RECORDED INFORMATION:
--- --- ---
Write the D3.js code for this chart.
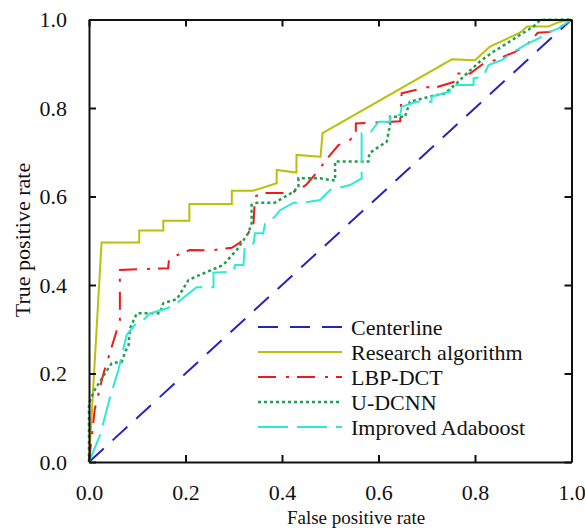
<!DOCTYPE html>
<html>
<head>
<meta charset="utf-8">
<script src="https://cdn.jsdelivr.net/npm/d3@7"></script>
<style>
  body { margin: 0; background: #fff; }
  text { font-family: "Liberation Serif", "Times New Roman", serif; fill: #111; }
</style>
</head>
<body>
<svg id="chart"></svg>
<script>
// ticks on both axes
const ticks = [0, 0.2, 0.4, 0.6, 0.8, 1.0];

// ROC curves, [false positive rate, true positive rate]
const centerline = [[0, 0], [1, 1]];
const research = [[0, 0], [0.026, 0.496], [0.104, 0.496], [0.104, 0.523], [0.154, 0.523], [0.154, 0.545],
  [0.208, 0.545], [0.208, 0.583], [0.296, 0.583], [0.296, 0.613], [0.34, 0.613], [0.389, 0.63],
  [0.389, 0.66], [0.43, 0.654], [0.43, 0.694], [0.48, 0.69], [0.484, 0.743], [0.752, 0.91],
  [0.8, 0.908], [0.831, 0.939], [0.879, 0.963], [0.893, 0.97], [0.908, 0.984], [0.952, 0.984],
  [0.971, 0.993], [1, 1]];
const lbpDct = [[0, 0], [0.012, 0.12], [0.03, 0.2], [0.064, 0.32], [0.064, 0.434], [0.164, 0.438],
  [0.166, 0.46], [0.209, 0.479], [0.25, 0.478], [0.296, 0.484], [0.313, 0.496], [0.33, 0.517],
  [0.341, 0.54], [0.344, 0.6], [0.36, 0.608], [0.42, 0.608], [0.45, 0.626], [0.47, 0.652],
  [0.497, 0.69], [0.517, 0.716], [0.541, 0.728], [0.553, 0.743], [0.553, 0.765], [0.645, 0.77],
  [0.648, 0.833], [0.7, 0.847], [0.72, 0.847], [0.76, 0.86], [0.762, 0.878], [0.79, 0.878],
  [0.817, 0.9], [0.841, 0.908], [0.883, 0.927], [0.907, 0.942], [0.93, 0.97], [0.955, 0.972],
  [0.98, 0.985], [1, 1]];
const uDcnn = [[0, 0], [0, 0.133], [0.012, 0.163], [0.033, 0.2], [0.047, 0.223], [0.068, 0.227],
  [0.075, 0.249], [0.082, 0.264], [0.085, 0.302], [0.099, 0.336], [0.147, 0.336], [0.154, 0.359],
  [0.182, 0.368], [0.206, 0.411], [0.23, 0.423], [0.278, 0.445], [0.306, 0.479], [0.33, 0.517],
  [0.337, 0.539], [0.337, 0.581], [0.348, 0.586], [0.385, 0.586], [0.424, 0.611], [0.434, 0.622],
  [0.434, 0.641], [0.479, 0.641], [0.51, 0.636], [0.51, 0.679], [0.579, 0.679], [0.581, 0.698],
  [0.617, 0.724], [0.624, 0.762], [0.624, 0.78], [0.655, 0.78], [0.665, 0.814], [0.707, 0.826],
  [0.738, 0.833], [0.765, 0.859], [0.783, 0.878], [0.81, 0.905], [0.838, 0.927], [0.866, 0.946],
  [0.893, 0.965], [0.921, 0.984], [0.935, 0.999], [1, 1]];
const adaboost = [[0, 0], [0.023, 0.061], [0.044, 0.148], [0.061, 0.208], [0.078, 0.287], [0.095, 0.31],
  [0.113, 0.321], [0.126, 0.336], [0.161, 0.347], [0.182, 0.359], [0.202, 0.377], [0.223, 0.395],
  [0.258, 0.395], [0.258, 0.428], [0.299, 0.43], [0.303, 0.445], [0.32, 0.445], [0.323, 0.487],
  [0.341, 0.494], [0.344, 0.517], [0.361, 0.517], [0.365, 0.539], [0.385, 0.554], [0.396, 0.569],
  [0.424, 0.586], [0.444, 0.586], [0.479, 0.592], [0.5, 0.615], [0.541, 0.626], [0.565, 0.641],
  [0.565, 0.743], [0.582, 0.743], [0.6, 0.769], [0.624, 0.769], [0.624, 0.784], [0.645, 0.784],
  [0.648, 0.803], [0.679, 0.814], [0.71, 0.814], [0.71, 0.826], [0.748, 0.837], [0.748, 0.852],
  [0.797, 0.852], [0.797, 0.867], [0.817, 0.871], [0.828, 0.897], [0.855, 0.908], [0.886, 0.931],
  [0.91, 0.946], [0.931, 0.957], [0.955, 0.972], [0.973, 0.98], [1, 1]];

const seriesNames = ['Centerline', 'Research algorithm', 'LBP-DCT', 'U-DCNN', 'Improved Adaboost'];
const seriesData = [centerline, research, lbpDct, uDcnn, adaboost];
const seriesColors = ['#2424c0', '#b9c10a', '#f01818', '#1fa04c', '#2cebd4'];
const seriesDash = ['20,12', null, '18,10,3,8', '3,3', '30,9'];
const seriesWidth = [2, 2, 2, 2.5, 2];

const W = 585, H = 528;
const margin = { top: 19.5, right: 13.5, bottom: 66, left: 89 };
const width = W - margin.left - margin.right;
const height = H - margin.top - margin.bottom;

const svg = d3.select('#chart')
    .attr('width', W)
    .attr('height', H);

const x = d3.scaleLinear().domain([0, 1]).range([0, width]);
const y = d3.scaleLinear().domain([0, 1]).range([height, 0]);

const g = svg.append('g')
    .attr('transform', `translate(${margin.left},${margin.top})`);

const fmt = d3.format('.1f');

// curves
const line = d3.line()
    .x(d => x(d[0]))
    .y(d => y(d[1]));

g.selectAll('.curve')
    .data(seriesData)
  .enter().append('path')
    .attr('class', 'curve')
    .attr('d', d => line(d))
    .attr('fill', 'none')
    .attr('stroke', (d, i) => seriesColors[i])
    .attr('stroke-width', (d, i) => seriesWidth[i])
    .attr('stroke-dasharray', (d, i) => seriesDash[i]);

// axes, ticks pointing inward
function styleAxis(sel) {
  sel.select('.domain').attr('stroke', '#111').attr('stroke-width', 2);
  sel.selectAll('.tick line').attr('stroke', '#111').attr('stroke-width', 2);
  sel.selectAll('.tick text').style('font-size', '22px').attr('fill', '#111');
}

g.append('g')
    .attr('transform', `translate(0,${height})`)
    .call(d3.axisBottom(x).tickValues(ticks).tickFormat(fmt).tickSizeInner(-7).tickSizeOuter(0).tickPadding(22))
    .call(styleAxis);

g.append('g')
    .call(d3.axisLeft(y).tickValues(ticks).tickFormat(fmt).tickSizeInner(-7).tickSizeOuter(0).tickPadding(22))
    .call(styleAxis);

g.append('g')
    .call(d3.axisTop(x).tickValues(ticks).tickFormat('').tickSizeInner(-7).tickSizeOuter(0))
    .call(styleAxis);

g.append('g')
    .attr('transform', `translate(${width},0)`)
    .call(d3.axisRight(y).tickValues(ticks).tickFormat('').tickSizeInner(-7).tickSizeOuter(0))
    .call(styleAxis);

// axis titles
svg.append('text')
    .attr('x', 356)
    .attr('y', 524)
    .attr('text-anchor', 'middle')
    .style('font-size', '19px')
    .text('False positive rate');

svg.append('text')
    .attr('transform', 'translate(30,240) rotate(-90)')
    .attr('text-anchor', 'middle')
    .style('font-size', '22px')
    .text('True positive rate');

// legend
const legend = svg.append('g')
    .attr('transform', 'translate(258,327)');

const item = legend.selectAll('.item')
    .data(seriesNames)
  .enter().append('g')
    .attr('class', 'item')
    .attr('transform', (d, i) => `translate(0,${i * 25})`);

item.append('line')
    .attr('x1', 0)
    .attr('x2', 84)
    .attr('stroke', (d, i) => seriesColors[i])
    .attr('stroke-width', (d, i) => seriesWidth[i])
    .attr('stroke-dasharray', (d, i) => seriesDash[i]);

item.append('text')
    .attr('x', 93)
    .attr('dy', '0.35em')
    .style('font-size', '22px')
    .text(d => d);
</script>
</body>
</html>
--- --- ---
The data above needs to be retyped exactly, with the images left out.

TASK RESULT:
Write the D3.js code for this chart.
<!DOCTYPE html>
<html>
<head>
<meta charset="utf-8">
<script src="https://cdn.jsdelivr.net/npm/d3@7"></script>
<style>
  body { margin: 0; background: #fff; }
  text { font-family: "Liberation Serif", "Times New Roman", serif; fill: #111; }
</style>
</head>
<body>
<svg id="chart"></svg>
<script>
// ticks on both axes
const ticks = [0, 0.2, 0.4, 0.6, 0.8, 1.0];

// ROC curves, [false positive rate, true positive rate]
const centerline = [[0, 0], [1, 1]];
const research = [[0, 0], [0.026, 0.496], [0.104, 0.496], [0.104, 0.523], [0.154, 0.523], [0.154, 0.545],
  [0.208, 0.545], [0.208, 0.583], [0.296, 0.583], [0.296, 0.613], [0.34, 0.613], [0.389, 0.63],
  [0.389, 0.66], [0.43, 0.654], [0.43, 0.694], [0.48, 0.69], [0.484, 0.743], [0.752, 0.91],
  [0.8, 0.908], [0.831, 0.939], [0.879, 0.963], [0.893, 0.97], [0.908, 0.984], [0.952, 0.984],
  [0.971, 0.993], [1, 1]];
const lbpDct = [[0, 0], [0.012, 0.12], [0.03, 0.2], [0.064, 0.32], [0.064, 0.434], [0.164, 0.438],
  [0.166, 0.46], [0.209, 0.479], [0.25, 0.478], [0.296, 0.484], [0.313, 0.496], [0.33, 0.517],
  [0.341, 0.54], [0.344, 0.6], [0.36, 0.608], [0.42, 0.608], [0.45, 0.626], [0.47, 0.652],
  [0.497, 0.69], [0.517, 0.716], [0.541, 0.728], [0.553, 0.743], [0.553, 0.765], [0.645, 0.77],
  [0.648, 0.833], [0.7, 0.847], [0.72, 0.847], [0.76, 0.86], [0.762, 0.878], [0.79, 0.878],
  [0.817, 0.9], [0.841, 0.908], [0.883, 0.927], [0.907, 0.942], [0.93, 0.97], [0.955, 0.972],
  [0.98, 0.985], [1, 1]];
const uDcnn = [[0, 0], [0, 0.133], [0.012, 0.163], [0.033, 0.2], [0.047, 0.223], [0.068, 0.227],
  [0.075, 0.249], [0.082, 0.264], [0.085, 0.302], [0.099, 0.336], [0.147, 0.336], [0.154, 0.359],
  [0.182, 0.368], [0.206, 0.411], [0.23, 0.423], [0.278, 0.445], [0.306, 0.479], [0.33, 0.517],
  [0.337, 0.539], [0.337, 0.581], [0.348, 0.586], [0.385, 0.586], [0.424, 0.611], [0.434, 0.622],
  [0.434, 0.641], [0.479, 0.641], [0.51, 0.636], [0.51, 0.679], [0.579, 0.679], [0.581, 0.698],
  [0.617, 0.724], [0.624, 0.762], [0.624, 0.78], [0.655, 0.78], [0.665, 0.814], [0.707, 0.826],
  [0.738, 0.833], [0.765, 0.859], [0.783, 0.878], [0.81, 0.905], [0.838, 0.927], [0.866, 0.946],
  [0.893, 0.965], [0.921, 0.984], [0.935, 0.999], [1, 1]];
const adaboost = [[0, 0], [0.023, 0.061], [0.044, 0.148], [0.061, 0.208], [0.078, 0.287], [0.095, 0.31],
  [0.113, 0.321], [0.126, 0.336], [0.161, 0.347], [0.182, 0.359], [0.202, 0.377], [0.223, 0.395],
  [0.258, 0.395], [0.258, 0.428], [0.299, 0.43], [0.303, 0.445], [0.32, 0.445], [0.323, 0.487],
  [0.341, 0.494], [0.344, 0.517], [0.361, 0.517], [0.365, 0.539], [0.385, 0.554], [0.396, 0.569],
  [0.424, 0.586], [0.444, 0.586], [0.479, 0.592], [0.5, 0.615], [0.541, 0.626], [0.565, 0.641],
  [0.565, 0.743], [0.582, 0.743], [0.6, 0.769], [0.624, 0.769], [0.624, 0.784], [0.645, 0.784],
  [0.648, 0.803], [0.679, 0.814], [0.71, 0.814], [0.71, 0.826], [0.748, 0.837], [0.748, 0.852],
  [0.797, 0.852], [0.797, 0.867], [0.817, 0.871], [0.828, 0.897], [0.855, 0.908], [0.886, 0.931],
  [0.91, 0.946], [0.931, 0.957], [0.955, 0.972], [0.973, 0.98], [1, 1]];

const seriesNames = ['Centerline', 'Research algorithm', 'LBP-DCT', 'U-DCNN', 'Improved Adaboost'];
const seriesData = [centerline, research, lbpDct, uDcnn, adaboost];
const seriesColors = ['#2424c0', '#b9c10a', '#f01818', '#1fa04c', '#2cebd4'];
const seriesDash = ['20,12', null, '18,10,3,8', '3,3', '30,9'];
const seriesWidth = [2, 2, 2, 2.5, 2];

const W = 585, H = 528;
const margin = { top: 19.5, right: 13.5, bottom: 66, left: 89 };
const width = W - margin.left - margin.right;
const height = H - margin.top - margin.bottom;

const svg = d3.select('#chart')
    .attr('width', W)
    .attr('height', H);

const x = d3.scaleLinear().domain([0, 1]).range([0, width]);
const y = d3.scaleLinear().domain([0, 1]).range([height, 0]);

const g = svg.append('g')
    .attr('transform', `translate(${margin.left},${margin.top})`);

const fmt = d3.format('.1f');

// curves
const line = d3.line()
    .x(d => x(d[0]))
    .y(d => y(d[1]));

g.selectAll('.curve')
    .data(seriesData)
  .enter().append('path')
    .attr('class', 'curve')
    .attr('d', d => line(d))
    .attr('fill', 'none')
    .attr('stroke', (d, i) => seriesColors[i])
    .attr('stroke-width', (d, i) => seriesWidth[i])
    .attr('stroke-dasharray', (d, i) => seriesDash[i]);

// axes, ticks pointing inward
function styleAxis(sel) {
  sel.select('.domain').attr('stroke', '#111').attr('stroke-width', 2);
  sel.selectAll('.tick line').attr('stroke', '#111').attr('stroke-width', 2);
  sel.selectAll('.tick text').style('font-size', '22px').attr('fill', '#111');
}

g.append('g')
    .attr('transform', `translate(0,${height})`)
    .call(d3.axisBottom(x).tickValues(ticks).tickFormat(fmt).tickSizeInner(-7).tickSizeOuter(0).tickPadding(22))
    .call(styleAxis);

g.append('g')
    .call(d3.axisLeft(y).tickValues(ticks).tickFormat(fmt).tickSizeInner(-7).tickSizeOuter(0).tickPadding(22))
    .call(styleAxis);

g.append('g')
    .call(d3.axisTop(x).tickValues(ticks).tickFormat('').tickSizeInner(-7).tickSizeOuter(0))
    .call(styleAxis);

g.append('g')
    .attr('transform', `translate(${width},0)`)
    .call(d3.axisRight(y).tickValues(ticks).tickFormat('').tickSizeInner(-7).tickSizeOuter(0))
    .call(styleAxis);

// axis titles
svg.append('text')
    .attr('x', 356)
    .attr('y', 524)
    .attr('text-anchor', 'middle')
    .style('font-size', '19px')
    .text('False positive rate');

svg.append('text')
    .attr('transform', 'translate(30,240) rotate(-90)')
    .attr('text-anchor', 'middle')
    .style('font-size', '22px')
    .text('True positive rate');

// legend
const legend = svg.append('g')
    .attr('transform', 'translate(258,327)');

const item = legend.selectAll('.item')
    .data(seriesNames)
  .enter().append('g')
    .attr('class', 'item')
    .attr('transform', (d, i) => `translate(0,${i * 25})`);

item.append('line')
    .attr('x1', 0)
    .attr('x2', 84)
    .attr('stroke', (d, i) => seriesColors[i])
    .attr('stroke-width', (d, i) => seriesWidth[i])
    .attr('stroke-dasharray', (d, i) => seriesDash[i]);

item.append('text')
    .attr('x', 93)
    .attr('dy', '0.35em')
    .style('font-size', '22px')
    .text(d => d);
</script>
</body>
</html>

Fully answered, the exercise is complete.